Basically, after our last class was over for the day and everyone had stacked their chairs on the table, Miss Stuart would allow me to come to the front of the class and read everyone a chapter of my short story. It was always only one A4 page long, and the frequency of when this would happen is a little fuzzy. I remember it happening every day, but it most likely happened once a week in reality. My stories would be about our class and the adventures that we went on. There were identical twins in our class, who I had nicknames "The Terrible Twins", there was last week's mentioned friend Andrew who's obsession with Power Rangers meant that he would turn into one at random moments. Every chapter I rotated the characters and tried to get every one in. We had a pet parrot who took us on a pirate ship in one of the stories and another one involved us going into space, if I remember correctly. It was single handedly my favourite and most precious moment from my Primary School Years. The whole class would get into it and make suggestions for what I should do next in the story, and the memory of my standing in front of the class whilst they all stood by their stacked chairs and listened to my story, is one that will be forever etched into my brain, never to leave again. 

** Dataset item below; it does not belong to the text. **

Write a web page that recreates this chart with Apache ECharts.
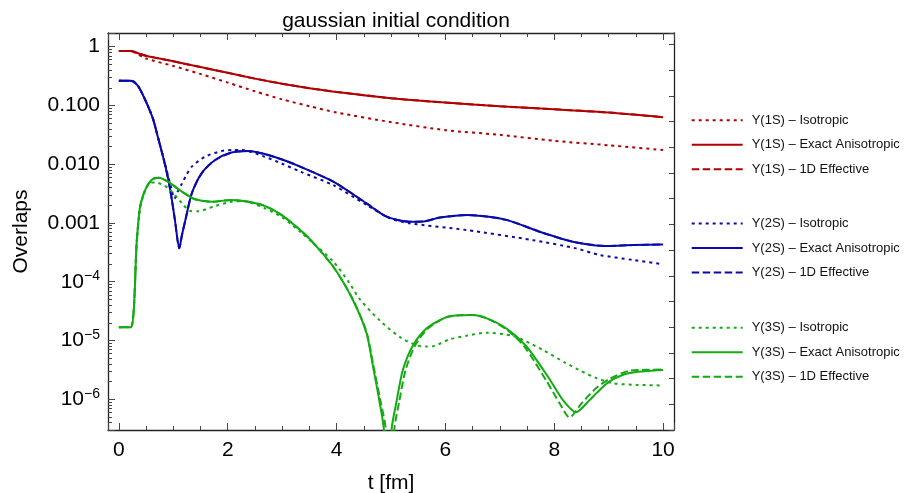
<!DOCTYPE html>
<html>
<head>
<meta charset="utf-8">
<script src="https://cdn.jsdelivr.net/npm/echarts@6/dist/echarts.min.js"></script>
<style>
  html, body { margin: 0; padding: 0; background: #fff; }
  #chart { width: 905px; height: 493px; }
</style>
</head>
<body>
<div id="chart"></div>
<script>
// overlaps vs t [fm]
const tRed = [0, 0.2, 0.25, 0.5, 1.0, 1.5, 2.0, 2.5, 3.0, 3.5, 4.0, 5.0, 6.0, 7.0, 8.0, 9.0, 10.0];
const red1SIso = [0.845, 0.845, 0.83, 0.63, 0.47, 0.343, 0.245, 0.174, 0.127, 0.097, 0.076, 0.052, 0.038, 0.0316, 0.025, 0.021, 0.0174];
const red1SExact = [0.845, 0.845, 0.835, 0.70, 0.564, 0.45, 0.359, 0.286, 0.234, 0.197, 0.17, 0.133, 0.112, 0.0966, 0.086, 0.0759, 0.063];
const red1SEff = [0.845, 0.845, 0.835, 0.70, 0.564, 0.45, 0.359, 0.286, 0.234, 0.197, 0.17, 0.133, 0.112, 0.0966, 0.086, 0.0759, 0.063];

const tBlue = [0, 0.2, 0.27, 0.36, 0.45, 0.54, 0.63, 0.73, 0.82, 0.91, 0.97, 1.03, 1.11, 1.16, 1.22, 1.34, 1.52, 1.77, 2.07, 2.38, 2.68, 3.0, 3.33, 3.94, 4.55, 4.92, 5.34, 5.6, 5.9, 6.4, 7.12, 7.73, 8.34, 8.95, 9.44, 10];
const blue2SExact = [0.264, 0.264, 0.255, 0.209, 0.145, 0.095, 0.058, 0.026, 0.0125, 0.0054, 0.0026, 0.00112, 0.00037, 0.00063, 0.0011, 0.0032, 0.0070, 0.0118, 0.0158, 0.0168, 0.0149, 0.0120, 0.0091, 0.00505, 0.00216, 0.00128, 0.00105, 0.00106, 0.00124, 0.00137, 0.00113, 0.00071, 0.00048, 0.000407, 0.00042, 0.00043];
const blue2SEff = [0.264, 0.264, 0.255, 0.209, 0.145, 0.095, 0.058, 0.026, 0.0125, 0.0054, 0.0026, 0.00112, 0.00037, 0.00063, 0.0011, 0.0032, 0.0070, 0.0118, 0.0158, 0.0168, 0.0149, 0.0120, 0.0091, 0.00505, 0.00216, 0.00128, 0.00105, 0.00106, 0.00124, 0.00137, 0.00113, 0.00071, 0.00048, 0.000407, 0.00042, 0.00043];

const tBlueIso = [0, 0.2, 0.27, 0.36, 0.45, 0.54, 0.63, 0.73, 0.82, 0.91, 0.97, 1.02, 1.08, 1.16, 1.25, 1.34, 1.58, 1.89, 2.1, 2.26, 2.68, 3.0, 3.33, 3.94, 4.55, 4.98, 5.34, 6.38, 7.61, 8.4, 8.83, 9.44, 10];
const blue2SIso = [0.264, 0.264, 0.255, 0.209, 0.145, 0.095, 0.058, 0.026, 0.0128, 0.0060, 0.0037, 0.0026, 0.0034, 0.0047, 0.0068, 0.0091, 0.0134, 0.0168, 0.0175, 0.0175, 0.0134, 0.0102, 0.0075, 0.0044, 0.00203, 0.0012, 0.00099, 0.00076, 0.00051, 0.00037, 0.000286, 0.000235, 0.000198];

const tGreen = [0, 0.22, 0.33, 0.39, 0.48, 0.61, 0.73, 0.91, 1.16, 1.4, 1.71, 2.07, 2.38, 2.68, 3.0, 3.33, 3.51, 3.94, 4.3, 4.55, 4.67, 4.79, 4.87, 4.94, 5.01, 5.1, 5.22, 5.41, 5.65, 6.02, 6.32, 6.5, 6.75, 7.12, 7.49, 7.9, 8.16, 8.4, 8.65, 8.77, 9.01, 9.38, 10];
const green3SExact = [1.68e-5, 1.68e-5, 5.1e-4, 0.0019, 0.0036, 0.0055, 0.0059, 0.0050, 0.0034, 0.00253, 0.0023, 0.00246, 0.0023, 0.00195, 0.00135, 0.00076, 0.00053, 0.00018, 4.9e-5, 1.33e-5, 3.6e-6, 9e-7, 3e-7, 2e-9, 3e-7, 9e-7, 3.2e-6, 8.5e-6, 1.6e-5, 2.5e-5, 2.7e-5, 2.72e-5, 2.4e-5, 1.6e-5, 7.9e-6, 2.3e-6, 9.7e-7, 6e-7, 9.7e-7, 1.26e-6, 2.0e-6, 2.8e-6, 3.16e-6];

const tGreenEff = [0, 0.22, 0.33, 0.39, 0.48, 0.61, 0.73, 0.91, 1.16, 1.4, 1.71, 2.07, 2.38, 2.68, 3.0, 3.33, 3.51, 3.94, 4.3, 4.55, 4.67, 4.8, 4.905, 4.98, 5.06, 5.15, 5.27, 5.45, 5.68, 6.02, 6.32, 6.5, 6.75, 7.12, 7.45, 7.85, 8.1, 8.28, 8.5, 8.77, 9.01, 9.38, 10];
const green3SEff = [1.68e-5, 1.68e-5, 5.1e-4, 0.0019, 0.0036, 0.0055, 0.0059, 0.0050, 0.0034, 0.00253, 0.0023, 0.00246, 0.0023, 0.00195, 0.00135, 0.00076, 0.00053, 0.00018, 5.0e-5, 1.4e-5, 4.0e-6, 1.0e-6, 3e-7, 2e-9, 3e-7, 9e-7, 3.2e-6, 8.5e-6, 1.6e-5, 2.5e-5, 2.7e-5, 2.72e-5, 2.4e-5, 1.55e-5, 7.9e-6, 2.1e-6, 8.5e-7, 4.9e-7, 8.5e-7, 1.55e-6, 2.2e-6, 3.05e-6, 3.2e-6];

const tGreenIso = [0, 0.22, 0.33, 0.39, 0.48, 0.56, 0.67, 0.91, 1.16, 1.31, 1.45, 1.77, 2.07, 2.3, 2.68, 3.0, 3.33, 3.94, 4.24, 4.43, 4.79, 5.16, 5.47, 5.65, 5.8, 6.08, 6.38, 6.75, 7.24, 7.55, 7.8, 8.2, 8.5, 8.77, 9.08, 9.5, 10];
const green3SIso = [1.68e-5, 1.68e-5, 5.1e-4, 0.0018, 0.0035, 0.0048, 0.0049, 0.0039, 0.00216, 0.0016, 0.00158, 0.00195, 0.0023, 0.00235, 0.00178, 0.00125, 0.00071, 0.00022, 9.4e-5, 5.0e-5, 2.2e-5, 1.15e-5, 8.3e-6, 7.9e-6, 8.1e-6, 1.05e-5, 1.2e-5, 1.36e-5, 1.2e-5, 9e-6, 6.8e-6, 4.2e-6, 3.0e-6, 2.3e-6, 1.87e-6, 1.76e-6, 1.72e-6];

const minorFactors = [2, 3, 4, 5, 6, 7, 8, 9];

const font = 'Liberation Sans, Arial, sans-serif';
const yMin = 3e-7, yMax = 1.71;
const RED = '#b00000', BLUE = '#0a0aaa', GREEN = '#14aa14';
const DOT = [3, 4], DASH = [7.5, 3.5];
const frame = { color: '#222', width: 1.3 };
const tickStyle = { color: '#444', width: 1 };

function pairs(ts, vs) {
    return ts.map((t, i) => [t, vs[i]]);
}

function line(name, color, type, ts, vs) {
    return {
        name: name,
        type: 'line',
        data: pairs(ts, vs),
        symbol: 'none',
        showSymbol: false,
        smooth: 0.25,
        clip: true,
        lineStyle: { color: color, width: 2, type: type },
        itemStyle: { color: color },
        emphasis: { disabled: true }
    };
}

const series = [
    line('Y(1S) – Isotropic', RED, DOT, tRed, red1SIso),
    line('Y(1S) – Exact Anisotropic', RED, 'solid', tRed, red1SExact),
    line('Y(1S) – 1D Effective', RED, DASH, tRed, red1SEff),
    line('Y(2S) – Isotropic', BLUE, DOT, tBlueIso, blue2SIso),
    line('Y(2S) – Exact Anisotropic', BLUE, 'solid', tBlue, blue2SExact),
    line('Y(2S) – 1D Effective', BLUE, DASH, tBlue, blue2SEff),
    line('Y(3S) – Isotropic', GREEN, DOT, tGreenIso, green3SIso),
    line('Y(3S) – Exact Anisotropic', GREEN, 'solid', tGreen, green3SExact),
    line('Y(3S) – 1D Effective', GREEN, DASH, tGreenEff, green3SEff)
];

function yLabel(v) {
    const lg = Math.log10(v);
    const e = Math.round(lg);
    if (Math.abs(lg - e) > 1e-6) return '';
    if (e === 0) return '1';
    if (e === -1) return '0.100';
    if (e === -2) return '0.010';
    if (e === -3) return '0.001';
    return '10{sup|\u2212' + (-e) + '}';
}

function xAxisCfg(pos) {
    return {
        type: 'value',
        position: pos,
        min: -0.2,
        max: 10.2,
        axisLine: { onZero: false, lineStyle: frame },
        axisTick: { inside: true, length: 7, lineStyle: tickStyle },
        minorTick: { show: true, splitNumber: 4, length: 4, lineStyle: tickStyle },
        splitLine: { show: false },
        axisLabel: {
            show: pos === 'bottom',
            margin: 10,
            fontSize: 21,
            fontFamily: font,
            color: '#000',
            showMinLabel: false,
            showMaxLabel: false,
            formatter: v => (Math.abs(v - Math.round(v)) < 1e-9 ? String(Math.round(v)) : '')
        },
        name: pos === 'bottom' ? 't [fm]' : '',
        nameLocation: 'middle',
        nameGap: 43,
        nameTextStyle: { fontSize: 21, fontFamily: font, color: '#000' }
    };
}

const yAxes = [{
    type: 'log',
    logBase: 10,
    position: 'left',
    min: yMin,
    max: yMax,
    axisLine: { onZero: false, lineStyle: frame },
    axisTick: { inside: true, length: 7, lineStyle: tickStyle },
    splitLine: { show: false },
    axisLabel: {
        margin: 8,
        fontSize: 21,
        fontFamily: font,
        color: '#000',
        formatter: yLabel,
        rich: {
            sup: { fontSize: 14, fontFamily: font, color: '#000', padding: [0, 0, 11, 0] }
        }
    },
    name: 'Overlaps',
    nameLocation: 'middle',
    nameRotate: 90,
    nameGap: 76,
    nameTextStyle: { fontSize: 21, fontFamily: font, color: '#000' }
}];

// minor ticks at m*10^k: extra hidden log axes shifted by each factor
minorFactors.forEach(m => {
    yAxes.push({
        type: 'log',
        logBase: 10,
        position: 'left',
        min: yMin / m,
        max: yMax / m,
        axisLine: { show: false, onZero: false },
        axisTick: { inside: true, length: 4, lineStyle: tickStyle },
        axisLabel: { show: false },
        splitLine: { show: false }
    });
});

// right frame with its evenly spaced ticks
yAxes.push({
    type: 'value',
    position: 'right',
    min: 0,
    max: 15.45,
    interval: 1,
    axisLine: { show: true, onZero: false, lineStyle: frame },
    axisTick: { inside: true, length: 5, lineStyle: tickStyle },
    axisLabel: { show: false },
    splitLine: { show: false }
});

const legendTops = [113.7, 217, 321.3];
const legends = legendTops.map((top, g) => ({
    data: series.slice(g * 3, g * 3 + 3).map(s => s.name),
    orient: 'vertical',
    left: 690.7,
    top: top,
    padding: 0,
    itemWidth: 51,
    itemHeight: 14,
    itemGap: 11.5,
    selectedMode: false,
    itemStyle: { opacity: 0, borderWidth: 0 },
    textStyle: { fontSize: 13, fontFamily: font, color: '#111', padding: [0, 0, 0, 4] }
}));

const chart = echarts.init(document.getElementById('chart'), null, { renderer: 'canvas' });
chart.setOption({
    animation: false,
    backgroundColor: '#fff',
    title: {
        text: 'gaussian initial condition',
        left: 391,
        textAlign: 'center',
        top: 6,
        textStyle: { fontSize: 21, fontWeight: 'normal', fontFamily: font, color: '#000' }
    },
    legend: legends,
    grid: { left: 108, right: 231, top: 33, bottom: 63, outerBoundsMode: 'none' },
    xAxis: [xAxisCfg('bottom'), xAxisCfg('top')],
    yAxis: yAxes,
    series: series
});
</script>
</body>
</html>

I tease about The-Parents sometimes and the silly things that happened from my past, which may (as Marmie has said) have painted them in a bad light. But I only mention those things because it is a lot less embarrassing and awkward for me to talk about those instead of getting all mushy about my feelings and shizzle. However, and I don't know if this is because I'm in a sentimental mood as I come down from my high of making Comic Con preparations, I do want to say now just how lucky I had it. The-Parents, my teachers and, indeed, pretty much all of my friends, have been massive enablers of my imagination over the years. They embraced the weird and went with it... I know I am who I am today because of the complete lack of discouragement from my dreams when I was a child. Even if I never make it as a successful full time writer, even if I just do this, writing in this blog to you guys and self-publishing books whenever I finish one, I can be happy to know that I was able to get this far because of the people around me who loved me. 

My passion for reading was created from Marmie's unwavering devotion to teaching me the words. My creativity was expanded because of the games The-Father used to play with us, such as making us create ridiculous machine designs similar to those found in Wallace and Gromit, Casper and Back to the Future, and making us come up with spontaneous stories on the spot when on long walks. My confidence in showing my writing came from people like Miss Stuart who went the extra mile, and the countless times The-Parents and The-Grandparents would sit through hours of mine and my brother's performances, dances and plays. For every performance I did in school (and guys, I did a lot... at least 8 a year), not once was there no one from my family present in the audience, camera in hand. I joke that The-Parents despair of my constant living in the clouds, but truth is, they were the ones who encouraged me to stick my head up there in the first place... they may be looking back on that now and regretting their decisions, but thems the facts. 

I wouldn't be who I am now without them. The good and the bad. And for that, I am forever grateful. I love the passions I have and, from coming out of a fog of almost 10 years where I was capable of little other than the feeling of indifference, I completely adore the ability I now have to get as excited as I do about them. 

So there's my Wind Back this week, a little more sentimental than I usually do it, but those who read the blog regularly will know I do that every now and again... I'll probably switch back to sarcastic teasing again tomorrow, don't you worry about that.